I also want to say that there is more than just repealing the anti-union laws, although that is essential. It’s absolutely essential, but it’s not quite enough. Even when you’ve got strong unions, unless the strong unions are completely uniform, then a strong union in one workplace in an atomised situation can win a good deal. In a meatpacking factory, they can win a good deal and drive up pay, and then they’re undermined by weaker deals in the rest of the meatpacking industry. The other meatpackers undercut the meatpacker who has got a good deal. So we need legislation, as well as trade union rights… We should advance through union struggle, but we should seek legislation to shore up afterwards.
We should look at the fantastic inspiration we should take from the Chicago teachers and the Los Angeles teachers, and the huge movements they’ve stepped forward. And we have to look at the differences as well. Because in Chicago and in Los Angeles, what the union does there, and they happen to have huge densities, it’s a single union situation in both places, they’ve unified the AFT and the NEA, and they’re all in one union with huge density. They negotiate a single city-wide contract that applies in every single school. Any breach of that contract you can refer to the law outside, so that contract has great writ. That’s really not like the situation we’re in in the schools here! Where there is no single contract.
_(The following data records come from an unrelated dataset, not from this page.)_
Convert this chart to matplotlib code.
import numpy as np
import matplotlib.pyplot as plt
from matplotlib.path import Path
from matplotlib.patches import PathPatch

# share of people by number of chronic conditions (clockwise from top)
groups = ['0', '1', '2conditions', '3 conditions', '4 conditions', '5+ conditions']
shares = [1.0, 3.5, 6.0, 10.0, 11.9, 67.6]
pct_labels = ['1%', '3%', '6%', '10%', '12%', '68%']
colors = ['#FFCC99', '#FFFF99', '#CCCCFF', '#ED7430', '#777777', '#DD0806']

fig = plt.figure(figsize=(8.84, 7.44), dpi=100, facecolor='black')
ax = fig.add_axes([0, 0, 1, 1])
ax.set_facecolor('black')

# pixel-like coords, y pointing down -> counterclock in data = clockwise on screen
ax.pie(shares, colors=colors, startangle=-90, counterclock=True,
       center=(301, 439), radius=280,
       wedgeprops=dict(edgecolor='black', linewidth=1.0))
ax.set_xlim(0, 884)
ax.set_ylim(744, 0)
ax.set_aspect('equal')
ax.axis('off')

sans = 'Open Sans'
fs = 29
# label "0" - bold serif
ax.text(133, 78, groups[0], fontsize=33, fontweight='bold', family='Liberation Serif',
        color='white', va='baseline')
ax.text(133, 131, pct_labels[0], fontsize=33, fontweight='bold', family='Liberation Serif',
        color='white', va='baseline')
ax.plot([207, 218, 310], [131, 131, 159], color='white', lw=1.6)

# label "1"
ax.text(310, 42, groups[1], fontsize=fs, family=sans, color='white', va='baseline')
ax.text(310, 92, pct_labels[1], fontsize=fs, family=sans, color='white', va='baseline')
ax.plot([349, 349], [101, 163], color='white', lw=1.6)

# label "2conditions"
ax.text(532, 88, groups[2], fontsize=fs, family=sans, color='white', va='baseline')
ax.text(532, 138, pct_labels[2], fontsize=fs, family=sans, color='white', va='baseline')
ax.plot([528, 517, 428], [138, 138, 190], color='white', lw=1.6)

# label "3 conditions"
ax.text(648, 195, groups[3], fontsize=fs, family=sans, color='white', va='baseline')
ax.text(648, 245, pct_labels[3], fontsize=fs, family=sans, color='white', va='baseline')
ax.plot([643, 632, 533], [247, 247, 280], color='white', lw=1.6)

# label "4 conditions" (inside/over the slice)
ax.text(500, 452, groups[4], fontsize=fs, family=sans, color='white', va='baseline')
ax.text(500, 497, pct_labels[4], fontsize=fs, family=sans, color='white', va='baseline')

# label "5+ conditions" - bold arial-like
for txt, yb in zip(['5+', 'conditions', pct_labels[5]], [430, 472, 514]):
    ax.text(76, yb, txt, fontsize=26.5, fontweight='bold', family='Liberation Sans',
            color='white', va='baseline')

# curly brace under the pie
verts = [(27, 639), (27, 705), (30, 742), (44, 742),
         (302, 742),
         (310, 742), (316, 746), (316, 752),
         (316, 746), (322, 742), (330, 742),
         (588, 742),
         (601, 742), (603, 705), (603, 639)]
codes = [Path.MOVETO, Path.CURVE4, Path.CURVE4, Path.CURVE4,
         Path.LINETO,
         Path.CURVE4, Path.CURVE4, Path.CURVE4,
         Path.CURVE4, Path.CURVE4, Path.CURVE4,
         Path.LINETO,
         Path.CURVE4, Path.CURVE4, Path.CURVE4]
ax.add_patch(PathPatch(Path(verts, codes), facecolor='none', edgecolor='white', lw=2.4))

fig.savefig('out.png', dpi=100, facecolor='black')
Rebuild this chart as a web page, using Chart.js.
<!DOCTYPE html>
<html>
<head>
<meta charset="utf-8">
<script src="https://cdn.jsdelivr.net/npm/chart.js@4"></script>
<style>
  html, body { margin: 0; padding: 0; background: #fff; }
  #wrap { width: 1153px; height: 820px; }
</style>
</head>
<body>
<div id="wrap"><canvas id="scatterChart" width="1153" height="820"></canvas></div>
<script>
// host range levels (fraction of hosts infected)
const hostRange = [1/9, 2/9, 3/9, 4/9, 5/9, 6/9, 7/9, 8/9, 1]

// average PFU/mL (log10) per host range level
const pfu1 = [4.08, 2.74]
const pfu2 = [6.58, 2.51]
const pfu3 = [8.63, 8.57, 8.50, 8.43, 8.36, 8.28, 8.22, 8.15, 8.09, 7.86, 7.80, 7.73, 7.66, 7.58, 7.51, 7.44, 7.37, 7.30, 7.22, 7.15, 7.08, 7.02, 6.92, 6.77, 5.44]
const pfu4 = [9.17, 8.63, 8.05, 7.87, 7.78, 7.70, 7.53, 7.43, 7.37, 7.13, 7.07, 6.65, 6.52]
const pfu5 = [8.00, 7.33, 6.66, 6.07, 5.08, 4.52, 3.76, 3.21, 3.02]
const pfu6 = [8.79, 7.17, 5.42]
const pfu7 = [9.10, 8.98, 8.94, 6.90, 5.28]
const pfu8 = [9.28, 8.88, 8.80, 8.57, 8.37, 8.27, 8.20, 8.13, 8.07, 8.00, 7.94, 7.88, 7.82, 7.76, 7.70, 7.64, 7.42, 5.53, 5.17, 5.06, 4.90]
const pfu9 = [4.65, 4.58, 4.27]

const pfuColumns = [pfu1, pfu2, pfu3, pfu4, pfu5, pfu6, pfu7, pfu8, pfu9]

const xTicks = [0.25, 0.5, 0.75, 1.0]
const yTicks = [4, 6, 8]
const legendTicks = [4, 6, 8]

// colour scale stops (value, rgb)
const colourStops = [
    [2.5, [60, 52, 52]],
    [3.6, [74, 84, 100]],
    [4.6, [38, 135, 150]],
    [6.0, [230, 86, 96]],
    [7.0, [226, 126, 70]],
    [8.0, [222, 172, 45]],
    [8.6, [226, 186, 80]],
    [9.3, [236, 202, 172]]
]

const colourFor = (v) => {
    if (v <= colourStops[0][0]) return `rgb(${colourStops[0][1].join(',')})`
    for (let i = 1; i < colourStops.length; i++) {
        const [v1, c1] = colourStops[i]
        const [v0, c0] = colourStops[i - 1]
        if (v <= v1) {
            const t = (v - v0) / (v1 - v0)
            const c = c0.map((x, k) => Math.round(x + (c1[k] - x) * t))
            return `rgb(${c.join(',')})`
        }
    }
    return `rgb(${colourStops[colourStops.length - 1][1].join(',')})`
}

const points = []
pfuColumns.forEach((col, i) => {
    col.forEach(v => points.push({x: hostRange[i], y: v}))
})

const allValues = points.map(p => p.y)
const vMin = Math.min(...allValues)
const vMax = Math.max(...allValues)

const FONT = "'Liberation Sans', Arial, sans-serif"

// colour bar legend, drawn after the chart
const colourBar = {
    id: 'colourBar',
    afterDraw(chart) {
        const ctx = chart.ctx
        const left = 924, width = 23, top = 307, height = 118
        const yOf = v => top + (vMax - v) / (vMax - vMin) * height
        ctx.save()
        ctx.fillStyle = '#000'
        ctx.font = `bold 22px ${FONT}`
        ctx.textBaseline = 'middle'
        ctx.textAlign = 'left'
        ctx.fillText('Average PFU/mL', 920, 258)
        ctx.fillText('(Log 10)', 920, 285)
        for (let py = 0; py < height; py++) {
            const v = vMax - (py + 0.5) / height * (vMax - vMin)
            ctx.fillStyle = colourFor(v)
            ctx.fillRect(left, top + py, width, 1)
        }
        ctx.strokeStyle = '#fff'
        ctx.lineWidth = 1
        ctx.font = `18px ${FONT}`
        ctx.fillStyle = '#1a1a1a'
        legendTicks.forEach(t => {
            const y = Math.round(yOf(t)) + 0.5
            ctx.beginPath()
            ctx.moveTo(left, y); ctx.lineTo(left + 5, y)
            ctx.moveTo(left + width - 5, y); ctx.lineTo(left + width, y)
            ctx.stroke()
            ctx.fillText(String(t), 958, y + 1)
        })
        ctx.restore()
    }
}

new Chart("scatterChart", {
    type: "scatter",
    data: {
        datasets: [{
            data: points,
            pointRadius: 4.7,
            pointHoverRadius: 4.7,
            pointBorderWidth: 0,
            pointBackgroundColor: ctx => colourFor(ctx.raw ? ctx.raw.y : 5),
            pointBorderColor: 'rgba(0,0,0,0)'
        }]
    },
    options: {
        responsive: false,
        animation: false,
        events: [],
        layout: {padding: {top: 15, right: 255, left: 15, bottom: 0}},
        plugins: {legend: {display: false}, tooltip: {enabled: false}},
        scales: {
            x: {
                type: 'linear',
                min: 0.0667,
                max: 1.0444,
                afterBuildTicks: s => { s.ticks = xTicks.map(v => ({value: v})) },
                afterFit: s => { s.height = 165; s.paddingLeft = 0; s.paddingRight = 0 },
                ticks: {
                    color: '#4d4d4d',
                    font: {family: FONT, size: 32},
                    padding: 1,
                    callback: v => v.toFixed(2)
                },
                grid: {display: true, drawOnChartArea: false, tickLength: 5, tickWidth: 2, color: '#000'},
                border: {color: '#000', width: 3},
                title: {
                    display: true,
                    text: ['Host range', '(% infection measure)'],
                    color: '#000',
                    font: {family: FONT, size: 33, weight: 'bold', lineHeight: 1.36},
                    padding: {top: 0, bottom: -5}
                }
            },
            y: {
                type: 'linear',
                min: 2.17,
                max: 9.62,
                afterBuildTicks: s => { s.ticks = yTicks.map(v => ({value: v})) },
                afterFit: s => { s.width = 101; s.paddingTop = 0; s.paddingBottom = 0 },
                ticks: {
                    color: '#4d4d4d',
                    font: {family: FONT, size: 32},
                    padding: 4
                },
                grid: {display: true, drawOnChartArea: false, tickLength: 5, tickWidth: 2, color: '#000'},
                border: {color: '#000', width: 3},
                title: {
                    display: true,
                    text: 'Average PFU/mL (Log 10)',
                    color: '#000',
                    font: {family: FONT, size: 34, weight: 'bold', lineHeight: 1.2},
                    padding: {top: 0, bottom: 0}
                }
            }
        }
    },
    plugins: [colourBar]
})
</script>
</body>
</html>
The remnants of the contract we have got aren’t even something we negotiate over. We just give evidence, and if you’re just giving evidence to the STRB [School Teachers’ Review Body, which sets teachers’ pay], which is where we’re at, you don’t control the pace of negotiations. If you’re negotiating, you can delay negotiations, to get close to the time when you want to take action, you can speed the negotiation up. We’ve got no control over the situation that we’re in like that, and you know that even when it comes out it doesn’t have the writ it needs.
So we need Labour to repeal the anti-union laws and then do things around introducing sectoral bargaining, shoring up on the minimum wage, all those things need to be put in place. We need to change the balance of forces so that the proportion of wages goes in the right direction.